C’est dans une ruelle étroite en plein cœur de Paris, dans le quartier de Châtelet, que Jean Redeuil, un homme menu à la longue barbe grise, nous accueille au sein de la bagagerie solidaire de l’association Mains Libres.
Au rez-de-chaussée de ce local sur deux étages se trouve la bagagerie en tant que telle. C’est-à-dire une pièce fermée à clé qui comprend 52 casiers, chacun attribué à une personne qui peut y déposer ses affaires. À l’étage, une grande pièce lumineuse sert de salle d’accueil aux usagers de la bagagerie. Ils y trouvent toujours une boisson chaude, parfois quelques viennoiseries ou du pain, offerts par la boulangerie du quartier. Des ordinateurs sont également mis à disposition de ceux qui en auraient besoin pour leurs démarches administratives ou de recherche d’emploi.
Lancée en 2006, cette bagagerie n’est pas la première à Paris, ni en France. Mais elle a ceci de particulier qu’elle a été pensée par et pour les personnes sans domicile fixe. « Françoise Aba, de l’association ATD Quart Monde, venait régulièrement au point de rencontre pour SDF de la Porte Saint-Eustache (à Paris, N.D.L.R.) », raconte Jean Redeuil, président de l’association Mains libres. Un jour, elle a réalisé un sondage auprès des SDF pour savoir ce dont ils auraient besoin en priorité. Il en est ressorti un service de bagagerie ».
Avoir avec soi valises, tente et autres sacs remplis d’affaires est non seulement stigmatisant pour les personnes SDF mais contraint également leurs mouvements. Il existe, de plus, une possibilité de les perdre ou de se les faire voler. « La bagagerie permet de se débarrasser de ses affaires pendant la journée », résume Jean Redeuil. Et donc de pouvoir vaquer à ses occupations et être libre de ses mouvements. Une condition nécessaire pour chercher un emploi, aller à des rendez-vous, mener des démarches administratives…
Adaptée aux besoins des personnes sans domicile, la bagagerie Mains Libres est ouverte 7 jours sur 7, toute l’année. Et elle est gratuite. Les usagers peuvent déposer ou retirer leurs affaires pendant les deux permanences quotidiennes : celle du matin, entre 7 heures et 9 heures, et celle du soir, entre 20 heures et 22 heures.

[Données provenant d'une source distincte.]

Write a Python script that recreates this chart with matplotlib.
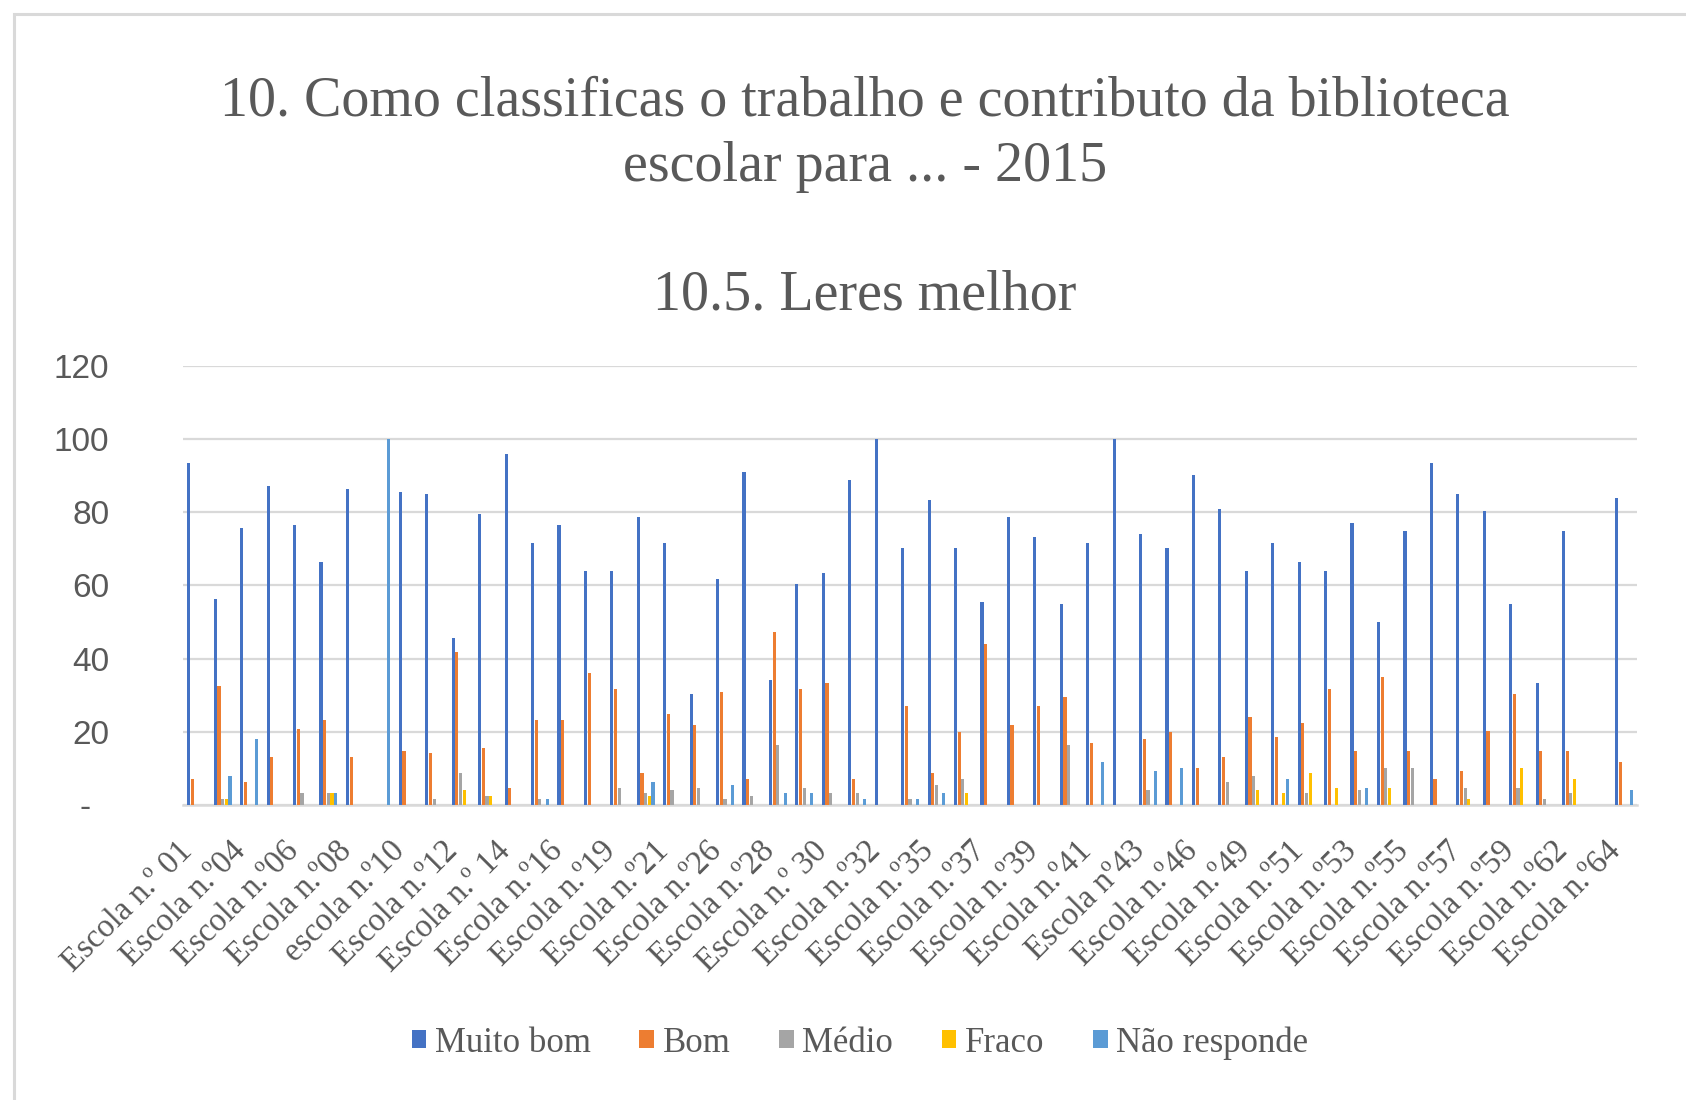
import matplotlib
matplotlib.use("Agg")
from matplotlib import pyplot as plt
from matplotlib import transforms
from matplotlib.patches import Rectangle
import numpy as np

# categories (only every other one gets a label on the axis, like the original chart)
escolas = ["Escola n.º 01", "Escola n.º02", "Escola n.º04", "Escola n.º05", "Escola n.º06",
           "Escola n.º07", "Escola n.º08", "Escola n.º09", "escola n.º10", "Escola n.º11",
           "Escola n.º12", "Escola n.º13", "Escola n.º 14", "Escola n.º15", "Escola n.º16",
           "Escola n.º17", "Escola n.º19", "Escola n.º20", "Escola n.º21", "Escola n.º22",
           "Escola n.º26", "Escola n.º27", "Escola n.º28", "Escola n.º29", "Escola n.º 30",
           "Escola n.º31", "Escola n.º32", "Escola n.º33", "Escola n.º35", "Escola n.º36",
           "Escola n.º37", "Escola n.º38", "Escola n.º39", "Escola n.º40", "Escola n.º41",
           "Escola n.º42", "Escola nº43", "Escola n.º44", "Escola n.º46", "Escola n.º47",
           "Escola n.º49", "Escola n.º50", "Escola n.º51", "Escola n.º52", "Escola n.º53",
           "Escola n.º54", "Escola n.º55", "Escola n.º56", "Escola n.º57", "Escola n.º58",
           "Escola n.º59", "Escola n.º60", "Escola n.º62", "Escola n.º63", "Escola n.º64"]

muito_bom = [93.4, 56.3, 75.6, 87.2, 76.4, 66.3, 86.4, 0, 85.6, 85.0,
             45.5, 79.5, 95.8, 71.7, 76.4, 64.0, 64.0, 78.6, 71.7, 30.2,
             61.7, 90.9, 34.2, 60.3, 63.3, 88.7, 100, 70.2, 83.3, 70.2,
             55.6, 78.6, 73.3, 54.8, 71.7, 100, 74.0, 70.2, 90.3, 81.0,
             64.0, 71.7, 66.3, 64.0, 77.1, 50.1, 74.9, 93.4, 84.9, 80.2,
             54.8, 33.2, 74.9, 0, 84.0]
bom = [7.1, 32.6, 6.4, 13.2, 20.9, 23.2, 13.2, 0, 14.8, 14.1,
       41.7, 15.5, 4.7, 23.2, 23.2, 36.2, 31.8, 8.7, 24.9, 21.9,
       30.9, 7.1, 47.2, 31.8, 33.2, 7.1, 0, 27.1, 8.7, 20.0,
       44.0, 21.9, 27.1, 29.4, 17.0, 0, 17.9, 20.0, 10.1, 13.2,
       24.0, 18.7, 22.5, 31.8, 14.8, 34.9, 14.8, 7.1, 9.4, 20.2,
       30.2, 14.8, 14.8, 0, 11.7]
medio = [0, 1.6, 0, 0, 3.2, 3.2, 0, 0, 0, 1.6,
         8.7, 2.5, 0, 1.6, 0, 0, 4.7, 3.2, 4.1, 4.7,
         1.6, 2.5, 16.4, 4.7, 3.2, 3.2, 0, 1.6, 5.5, 7.1,
         0, 0, 0, 16.4, 0, 0, 4.1, 0, 0, 6.2,
         7.9, 0, 3.2, 0, 4.1, 10.1, 10.1, 0, 4.7, 0,
         4.7, 1.6, 3.2, 0, 0]
fraco = [0, 1.6, 0, 0, 0, 3.2, 0, 0, 0, 0,
         4.1, 2.5, 0, 0, 0, 0, 0, 2.5, 0, 0,
         0, 0, 0, 0, 0, 0, 0, 0, 0, 3.2,
         0, 0, 0, 0, 0, 0, 0, 0, 0, 0,
         4.1, 3.2, 8.7, 4.7, 0, 4.7, 0, 0, 1.6, 0,
         10.1, 0, 7.1, 0, 0]
nao_responde = [0, 7.9, 17.9, 0, 0, 3.2, 0, 100, 0, 0,
                0, 0, 0, 1.6, 0, 0, 0, 6.4, 0, 0,
                5.5, 0, 3.2, 3.2, 0, 1.6, 0, 1.6, 3.2, 0,
                0, 0, 0, 0, 11.7, 0, 9.4, 10.1, 0, 0,
                0, 7.1, 0, 0, 4.7, 0, 0, 0, 0, 0,
                0, 0, 0, 0, 4.1]

series = ["Muito bom", "Bom", "Médio", "Fraco", "Não responde"]
cores = ["#4472C4", "#ED7D31", "#A5A5A5", "#FFC000", "#5B9BD5"]
cinza = "#595959"

W, H = 1686, 1100
fig = plt.figure(figsize=(W / 100, H / 100), dpi=100)

# moldura do grafico (cortada a direita e em baixo)
fig.patches.append(Rectangle((14 / W, -0.1), 1.2, 1 - 14 / H + 0.1, transform=fig.transFigure,
                             fill=False, edgecolor="#D9D9D9", linewidth=2.2))

ax = fig.add_axes([183 / W, 1 - 805 / H, (1637 - 183) / W, (805 - 365.8) / H])

x = np.arange(len(escolas))
passo = 0.139
dados = [muito_bom, bom, medio, fraco, nao_responde]
for i in range(len(dados)):
    ax.bar(x + (i - 2) * passo, dados[i], width=0.12, color=cores[i], label=series[i], zorder=3)

ax.set_xlim(-0.5, len(escolas) - 0.5)
ax.set_ylim(0, 120)
ax.set_yticks([0, 20, 40, 60, 80, 100, 120])
ax.set_yticklabels(["-  ", "20", "40", "60", "80", "100", "120"],
                   fontfamily="Liberation Sans", fontsize=24, color=cinza)
ax.tick_params(axis="y", length=0, pad=53)
ax.grid(axis="y", color="#D9D9D9", linewidth=1.6, zorder=0)
for s in ["top", "right", "left"]:
    ax.spines[s].set_visible(False)
ax.spines["bottom"].set_color("#D9D9D9")
ax.spines["bottom"].set_linewidth(1.8)

ax.set_xticks(x[::2])
ax.set_xticklabels(escolas[::2], rotation=45, ha="right", va="center",
                   rotation_mode="anchor", fontfamily="Liberation Serif",
                   fontsize=23.5, color=cinza)
ax.tick_params(axis="x", length=0, pad=30)
desloc = transforms.ScaledTranslation(-8 / 100, 0, fig.dpi_scale_trans)
for lab in ax.get_xticklabels():
    lab.set_transform(lab.get_transform() + desloc)

fig.text(865 / W, 1 - 102 / H, "10. Como classificas o trabalho e contributo da biblioteca",
         ha="center", va="center", fontfamily="Liberation Serif", fontsize=40.3, color=cinza)
fig.text(865 / W, 1 - 167 / H, "escolar para ... - 2015",
         ha="center", va="center", fontfamily="Liberation Serif", fontsize=40.3, color=cinza)
fig.text(865 / W, 1 - 296 / H, "10.5. Leres melhor",
         ha="center", va="center", fontfamily="Liberation Serif", fontsize=40.3, color=cinza)

leg = fig.legend(loc="center", bbox_to_anchor=(860 / W, 1 - 1043 / H), ncol=5, frameon=False,
                 prop={"family": "Liberation Serif", "size": 25},
                 handlelength=0.42, handleheight=0.42, handletextpad=0.25, columnspacing=1.4)
for t in leg.get_texts():
    t.set_color(cinza)

plt.savefig("out.png", dpi=100, facecolor="white")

Mais la bagagerie n’est pas une « consigne de gare », prévient le président de l’association, lui-même sans domicile fixe. C’est pourquoi les usagers doivent s’engager à se rendre à l’association trois ou quatre fois par semaine : ils participent à sa gestion et aux permanences. Sept d’entre eux siègent également au conseil d’administration, aux côtés de sept membres représentants les ADF (c’est-à-dire des personnes « avec domicile fixe »), petit nom donné aux habitants du quartier calé sur l’acronyme SDF. Ensemble, ils prennent les décisions relatives à l’association.
Mains libres est également un lieu de rencontres et d’accompagnement social, pour les personnes qui le souhaitent, grâce au soutien des associations partenaires, Aux captifs la libération et les maraudes d’Emmaüs. Et puis, comme le révèle la galerie de photos exposées dans l’escalier menant au premier étage du local, dont la location est financée par la Mairie de Paris, l’association organise régulièrement des événements conviviaux, en interne ou dans le quartier : le repas annuel de nouvelle année, un vide-greniers, le vestiaire d’un bal de quartier…
Outre rendre les mains libres, l’association permet bien plus : redonner de la voix aux SDF et leur offrir une meilleure visibilité auprès des habitants, pardon des ADF. Les débuts n’ont pas été faciles. « Les personnes SDF sont associées à la consommation de cigarettes, d’alcool, de nuisances… il faut gagner leur confiance », explique Jean Redeuil. Mais petit à petit, les préjugés tombent et les regards changent. Le vide-greniers autour de la Bourse à Paris, organisé de A à Z par les membres de l’association, montre par exemple tous les ans que « les SDF ne savent pas rien faire ».